◆ **Source excerpt**:
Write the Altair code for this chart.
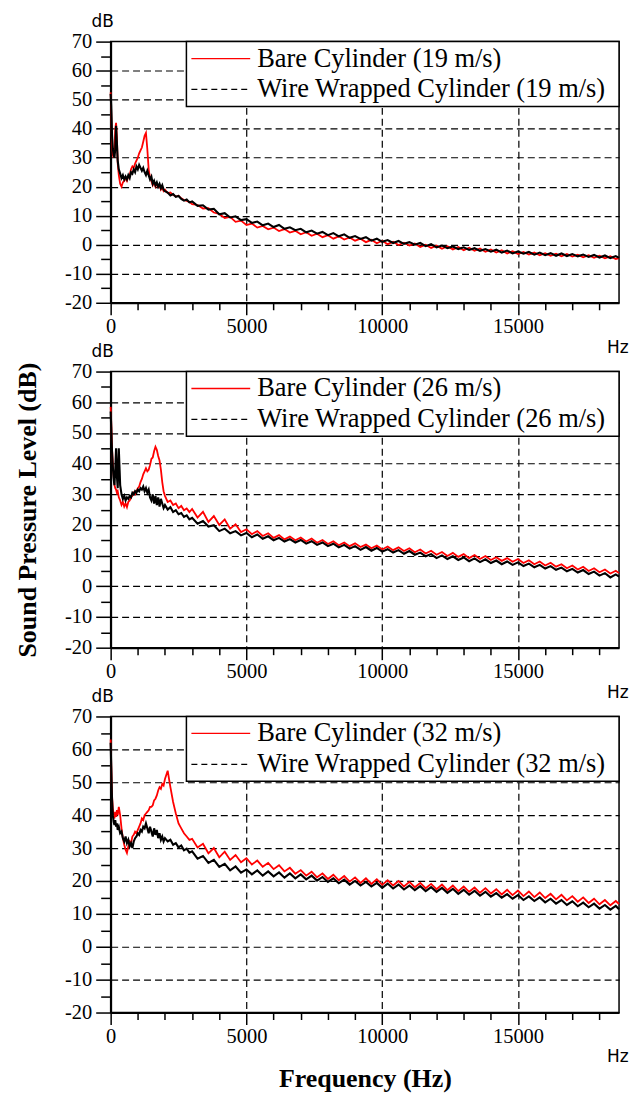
import altair as alt
import pandas as pd

# ---------------- data ----------------
SPEEDS = ["19 m/s", "26 m/s", "32 m/s"]
BARE_LABELS = ["Bare Cylinder (" + s + ")" for s in SPEEDS]
WIRE_LABELS = ["Wire Wrapped Cylinder (" + s + ")" for s in SPEEDS]

FREQ_LOW = [0, 20, 50, 80, 110, 140, 170, 200, 230, 260,
            300, 350, 400, 450, 500, 550, 600, 650, 700, 750,
            800, 850, 900, 950, 1000, 1050, 1100, 1150, 1200, 1250,
            1300, 1350, 1400, 1450, 1500, 1550, 1600, 1650, 1700, 1750,
            1800, 1850, 1900, 1950, 2000, 2100, 2200, 2300, 2400, 2500,
            2600, 2700, 2800, 2900]
FREQ_HIGH = list(range(3000, 18601, 200)) + [18720]
FREQ = FREQ_LOW + FREQ_HIGH

BARE_19 = [52.5, 46.0, 35.0, 31.0, 30.0, 33.0, 40.0, 42.0, 37.0, 28.0,
           24.0, 21.0, 20.0, 21.5, 22.0, 23.0, 22.0, 23.5, 24.0, 26.0,
           27.0, 26.5, 28.0, 29.0, 30.0, 31.5, 32.5, 33.5, 35.5, 37.5,
           38.5, 33.0, 26.0, 23.0, 22.0, 20.5, 21.5, 20.0, 21.0, 20.0,
           20.5, 19.0, 19.8, 18.5, 19.0, 17.8, 18.0, 17.2, 16.6, 16.9,
           16.0, 15.4, 15.1, 14.8,
           14.0, 13.7, 12.5, 12.6, 11.1, 10.6, 9.2, 9.6, 7.9, 8.3,
           6.8, 7.3, 5.9, 6.5, 5.3, 5.9, 4.7, 5.4, 4.2, 4.8,
           3.6, 4.3, 3.1, 3.8, 2.6, 3.3, 2.1, 2.9, 1.8, 2.5,
           1.4, 2.1, 0.9, 1.7, 0.5, 1.4, 0.2, 1.0, -0.1, 0.7,
           -0.3, 0.4, -0.8, 0.0, -1.1, -0.3, -1.4, -0.5, -1.6, -0.8,
           -1.9, -1.0, -2.1, -1.3, -2.4, -1.6, -2.7, -1.9, -3.0, -2.2,
           -3.2, -2.5, -3.4, -2.7, -3.6, -2.9, -3.8, -3.1, -4.0, -3.2,
           -4.1, -3.4, -4.3, -3.6, -4.5, -3.8, -4.7, -4.0, -4.9, -4.6]
WIRE_19 = [52.0, 48.0, 38.0, 33.0, 31.0, 30.0, 33.0, 41.0, 35.0, 29.0,
           26.0, 24.5, 23.0, 24.0, 22.5, 23.5, 22.5, 24.0, 23.0, 25.0,
           24.5, 26.0, 25.0, 27.0, 26.0, 27.5, 26.5, 25.5, 26.5, 25.0,
           24.0, 25.5, 24.0, 22.5, 23.5, 21.0, 22.0, 20.5, 21.5, 20.0,
           21.0, 19.5, 20.5, 19.0, 18.5, 18.0, 17.0, 17.5, 16.5, 16.8,
           15.8, 15.2, 15.6, 14.6,
           14.9, 13.4, 13.6, 12.1, 12.4, 10.5, 10.9, 9.4, 9.8, 8.5,
           8.8, 7.5, 8.0, 6.7, 7.3, 6.1, 6.8, 5.5, 6.0, 5.0,
           5.5, 4.3, 4.9, 3.8, 4.4, 3.3, 4.0, 2.9, 3.6, 2.4,
           3.0, 2.0, 2.6, 1.4, 2.1, 1.0, 1.6, 0.6, 1.3, 0.3,
           0.9, 0.0, 0.6, -0.5, 0.2, -0.9, -0.3, -1.2, -0.6, -1.5,
           -0.9, -1.8, -1.2, -2.1, -1.5, -2.4, -1.7, -2.7, -2.0, -3.0,
           -2.3, -3.1, -2.5, -3.4, -2.7, -3.6, -2.9, -3.8, -3.0, -3.9,
           -3.2, -4.0, -3.4, -4.2, -3.5, -4.4, -3.7, -4.6, -3.9, -4.5]

BARE_26 = [58.5, 54.0, 45.0, 40.0, 36.0, 33.0, 32.0, 31.5, 30.5, 31.0,
           29.0, 28.0, 26.5, 27.5, 26.0, 27.0, 25.8, 27.5, 28.0, 29.0,
           29.5, 30.5, 30.0, 31.0, 32.0, 32.5, 34.0, 35.0, 36.5, 37.5,
           38.5, 37.5, 38.0, 39.5, 41.5, 42.0, 44.0, 45.5, 44.5, 42.5,
           41.0, 38.0, 34.0, 31.0, 29.5, 27.5, 28.0, 26.5, 27.0, 25.5,
           26.2, 24.8, 25.4, 24.2,
           25.2, 22.4, 24.3, 21.0, 22.9, 20.0, 21.8, 18.8, 20.2, 17.7,
           18.6, 17.0, 18.0, 16.4, 17.3, 15.8, 16.7, 15.3, 16.2, 15.0,
           15.9, 14.6, 15.6, 14.2, 15.1, 13.8, 14.7, 13.4, 14.3, 13.1,
           14.0, 12.8, 13.6, 12.4, 13.3, 12.0, 13.0, 11.8, 12.7, 11.5,
           12.4, 11.1, 12.0, 10.7, 11.6, 10.3, 11.2, 9.9, 10.9, 9.6,
           10.5, 9.2, 10.2, 8.9, 9.9, 8.6, 9.5, 8.3, 9.2, 8.0,
           8.9, 7.6, 8.5, 7.2, 8.1, 6.8, 7.7, 6.4, 7.2, 5.9,
           6.8, 5.5, 6.4, 5.0, 5.9, 4.6, 5.5, 4.2, 5.1, 4.3]
WIRE_26 = [57.0, 52.0, 44.0, 39.0, 35.0, 33.0, 38.0, 45.0, 36.0, 32.0,
           45.0, 33.0, 30.0, 28.5, 29.5, 28.0, 29.0, 28.5, 29.5, 29.0,
           30.5, 30.0, 31.0, 30.5, 31.5, 31.0, 32.0, 31.5, 32.5, 31.0,
           32.0, 30.5, 31.5, 29.0, 28.0, 30.0, 27.0, 29.5, 26.5, 29.0,
           26.0, 28.5, 27.0, 25.5, 26.5, 25.0, 25.8, 24.2, 24.8, 23.5,
           23.9, 22.6, 23.1, 21.8,
           22.3, 20.4, 21.3, 19.5, 19.9, 18.0, 18.8, 17.3, 18.0, 16.6,
           17.4, 16.0, 16.9, 15.5, 16.3, 15.0, 15.8, 14.6, 15.4, 14.3,
           15.1, 13.9, 14.7, 13.5, 14.3, 13.1, 13.9, 12.7, 13.5, 12.3,
           13.1, 11.9, 12.8, 11.6, 12.5, 11.3, 12.1, 11.0, 11.8, 10.6,
           11.5, 10.3, 11.0, 9.8, 10.5, 9.2, 10.1, 8.9, 9.8, 8.6,
           9.4, 8.2, 9.1, 7.9, 8.8, 7.6, 8.4, 7.2, 8.1, 7.0,
           7.8, 6.6, 7.4, 6.2, 7.0, 5.8, 6.6, 5.4, 6.1, 4.9,
           5.7, 4.5, 5.3, 4.0, 4.8, 3.5, 4.3, 2.9, 3.9, 3.2]

BARE_32 = [63.0, 56.0, 46.0, 42.0, 40.0, 39.0, 41.0, 39.5, 41.5, 40.0,
           42.5, 40.0, 36.0, 33.0, 31.0, 29.5, 28.5, 30.5, 32.0, 31.5,
           33.5, 34.0, 35.0, 34.5, 35.5, 36.5, 37.5, 39.0, 38.5, 40.0,
           40.5, 41.0, 41.5, 42.5, 42.5, 43.0, 44.5, 45.0, 46.0, 47.5,
           48.5, 48.0, 49.5, 49.0, 51.0, 53.5, 48.5, 44.0, 40.5, 37.5,
           36.0, 34.5, 33.5, 32.5,
           32.8, 30.2, 31.3, 28.4, 30.0, 27.2, 28.9, 26.4, 27.9, 25.7,
           26.9, 25.0, 26.2, 24.3, 25.5, 23.6, 24.8, 22.9, 24.0, 22.2,
           23.3, 21.6, 22.8, 21.1, 22.3, 20.6, 21.9, 20.2, 21.5, 19.8,
           21.1, 19.4, 20.8, 19.1, 20.5, 18.8, 20.2, 18.6, 20.0, 18.3,
           19.7, 18.1, 19.4, 17.8, 19.1, 17.5, 18.9, 17.2, 18.6, 16.9,
           18.3, 16.7, 18.0, 16.4, 17.8, 16.2, 17.5, 15.9, 17.3, 15.7,
           17.1, 15.4, 16.8, 15.1, 16.5, 14.8, 16.1, 14.4, 15.8, 14.1,
           15.4, 13.7, 15.0, 13.3, 14.6, 12.9, 14.2, 12.6, 13.9, 13.0]
WIRE_32 = [62.0, 55.0, 45.0, 40.0, 38.0, 37.0, 38.5, 36.5, 37.5, 35.5,
           36.5, 34.5, 35.0, 33.0, 32.0, 33.5, 31.5, 32.5, 30.5, 31.5,
           30.0, 32.0, 33.0, 33.5, 34.5, 34.0, 35.5, 35.0, 36.5, 36.0,
           37.5, 36.0, 34.5, 36.5, 35.0, 33.5, 36.0, 34.0, 35.5, 33.0,
           34.5, 32.5, 33.5, 32.0, 33.0, 32.0, 32.5, 31.0, 31.5, 30.2,
           30.8, 29.3, 29.8, 28.6,
           29.0, 26.8, 27.6, 25.5, 26.4, 24.3, 25.2, 23.2, 24.4, 22.5,
           23.5, 22.0, 23.2, 21.6, 22.9, 21.4, 22.6, 21.0, 22.3, 20.8,
           22.0, 20.5, 21.6, 20.1, 21.2, 19.7, 20.8, 19.3, 20.4, 18.9,
           20.0, 18.6, 19.7, 18.3, 19.4, 17.9, 19.2, 17.7, 18.9, 17.4,
           18.6, 17.2, 18.4, 16.9, 18.1, 16.7, 17.9, 16.4, 17.6, 16.1,
           17.3, 15.8, 17.0, 15.5, 16.7, 15.2, 16.3, 14.9, 16.0, 14.6,
           15.7, 14.2, 15.3, 13.9, 15.0, 13.5, 14.6, 13.1, 14.2, 12.7,
           13.8, 12.3, 13.4, 12.0, 13.1, 11.6, 12.7, 11.3, 12.4, 11.4]

BARE = [BARE_19, BARE_26, BARE_32]
WIRE = [WIRE_19, WIRE_26, WIRE_32]

X_TICKS = list(range(0, 18001, 1000))
Y_TICKS = list(range(-20, 71, 5))
X_DOMAIN = [0, 18720]
Y_DOMAIN = [-20, 70]

# ---------------- layout / style ----------------
W = 510
HEIGHTS = [262, 277, 297]
SERIF = "Liberation Serif"
SANS = "DejaVu Sans"
RED = "#ff0000"
BLACK = "#000000"
LEG_W = 434
LEG_H = 65
LEG_FONT = 26.5


def make_panel(i):
    h = HEIGHTS[i]
    df = pd.DataFrame({"Frequency": FREQ, "Bare": BARE[i], "Wire": WIRE[i]})

    common = dict(
        labelFont=SERIF,
        labelFontSize=20.5,
        labelColor="black",
        labelFlush=False,
        labelOverlap=False,
        grid=True,
        gridColor="black",
        gridDash=[7, 4],
        gridWidth=1.2,
        domainColor="black",
        domainWidth=2,
        tickColor="black",
        tickWidth=1.5,
        titleFont=SERIF,
        titleFontSize=26,
        titleFontWeight="bold",
        titleColor="black",
    )
    x_axis = alt.Axis(
        values=X_TICKS,
        labelExpr="datum.value % 5000 === 0 ? '' + datum.value : ''",
        tickSize={"condition": {"test": "datum.value % 5000 === 0", "value": 12}, "value": 7},
        gridOpacity={"condition": {"test": "datum.value % 5000 === 0 && datum.value > 0", "value": 1}, "value": 0},
        labelPadding=2,
        title="Frequency (Hz)" if i == 2 else None,
        titleY=74,
        titleBaseline="alphabetic",
        **common,
    )
    y_axis = alt.Axis(
        values=Y_TICKS,
        labelExpr="datum.value % 10 === 0 ? '' + datum.value : ''",
        tickSize={"condition": {"test": "datum.value % 10 === 0", "value": 15}, "value": 10},
        gridOpacity={"condition": {"test": "datum.value % 10 === 0 && datum.value > -20 && datum.value < 70", "value": 1}, "value": 0},
        labelPadding=4,
        title="Sound Pressure Level (dB)" if i == 1 else None,
        titleX=-75,
        titleY=h / 2,
        titleAngle=270,
        titleBaseline="alphabetic",
        titleAlign="center",
        **common,
    )
    x_enc = alt.X("Frequency:Q", scale=alt.Scale(domain=X_DOMAIN, nice=False, zero=False), axis=x_axis)

    bare_line = alt.Chart(df).mark_line(color=RED, strokeWidth=1.8).encode(
        x=x_enc,
        y=alt.Y("Bare:Q", scale=alt.Scale(domain=Y_DOMAIN, nice=False), axis=y_axis),
    )
    wire_line = alt.Chart(df).mark_line(color=BLACK, strokeWidth=2.1).encode(
        x=x_enc,
        y=alt.Y("Wire:Q", scale=alt.Scale(domain=Y_DOMAIN, nice=False), axis=y_axis),
    )

    leg_df = pd.DataFrame({"bare": [BARE_LABELS[i]], "wire": [WIRE_LABELS[i]]})
    lx = W - LEG_W
    box = alt.Chart(leg_df).mark_rect(fill="white", stroke="black", strokeWidth=1.5).encode(
        x=alt.value(lx), x2=alt.value(W), y=alt.value(0), y2=alt.value(LEG_H)
    )
    sym_bare = alt.Chart(leg_df).mark_rule(color=RED, strokeWidth=1.3).encode(
        x=alt.value(lx + 5), x2=alt.value(lx + 64), y=alt.value(17)
    )
    sym_wire = alt.Chart(leg_df).mark_rule(color=BLACK, strokeWidth=1.3, strokeDash=[6, 4]).encode(
        x=alt.value(lx + 5), x2=alt.value(lx + 64), y=alt.value(48)
    )
    txt_bare = alt.Chart(leg_df).mark_text(
        font=SERIF, fontSize=LEG_FONT, align="left", baseline="middle", color="black"
    ).encode(x=alt.value(lx + 71), y=alt.value(17), text="bare:N")
    txt_wire = alt.Chart(leg_df).mark_text(
        font=SERIF, fontSize=LEG_FONT, align="left", baseline="middle", color="black"
    ).encode(x=alt.value(lx + 71), y=alt.value(48), text="wire:N")

    unit_db = alt.Chart(leg_df).mark_text(
        font=SANS, fontSize=17, align="center", baseline="middle", color="black"
    ).encode(x=alt.value(-8), y=alt.value(-20), text=alt.value("dB"))
    unit_hz = alt.Chart(leg_df).mark_text(
        font=SANS, fontSize=17, align="left", baseline="middle", color="black"
    ).encode(x=alt.value(W - 12), y=alt.value(h + 45), text=alt.value("Hz"))

    return alt.layer(
        bare_line, wire_line, box, sym_bare, sym_wire, txt_bare, txt_wire, unit_db, unit_hz
    ).properties(width=W, height=h)


panels = [make_panel(i) for i in range(3)]

chart = (
    alt.vconcat(*panels, spacing=69, bounds="flush")
    .properties(padding={"left": 14, "top": 10, "right": 2, "bottom": 4})
    .configure_view(stroke="black", strokeWidth=1.5)
)

chart.save("out.html", embed_options={"renderer": "svg", "actions": False})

◆ **Work to complete**:
From the first line of the listing above, repeat every line through the one holding "FREQ = FREQ_LOW + FREQ_HIGH". Both ends count, and pictures stay out.

◆ **Complete response**:
Write the Altair code for this chart.
import altair as alt
import pandas as pd

# ---------------- data ----------------
SPEEDS = ["19 m/s", "26 m/s", "32 m/s"]
BARE_LABELS = ["Bare Cylinder (" + s + ")" for s in SPEEDS]
WIRE_LABELS = ["Wire Wrapped Cylinder (" + s + ")" for s in SPEEDS]

FREQ_LOW = [0, 20, 50, 80, 110, 140, 170, 200, 230, 260,
            300, 350, 400, 450, 500, 550, 600, 650, 700, 750,
            800, 850, 900, 950, 1000, 1050, 1100, 1150, 1200, 1250,
            1300, 1350, 1400, 1450, 1500, 1550, 1600, 1650, 1700, 1750,
            1800, 1850, 1900, 1950, 2000, 2100, 2200, 2300, 2400, 2500,
            2600, 2700, 2800, 2900]
FREQ_HIGH = list(range(3000, 18601, 200)) + [18720]
FREQ = FREQ_LOW + FREQ_HIGH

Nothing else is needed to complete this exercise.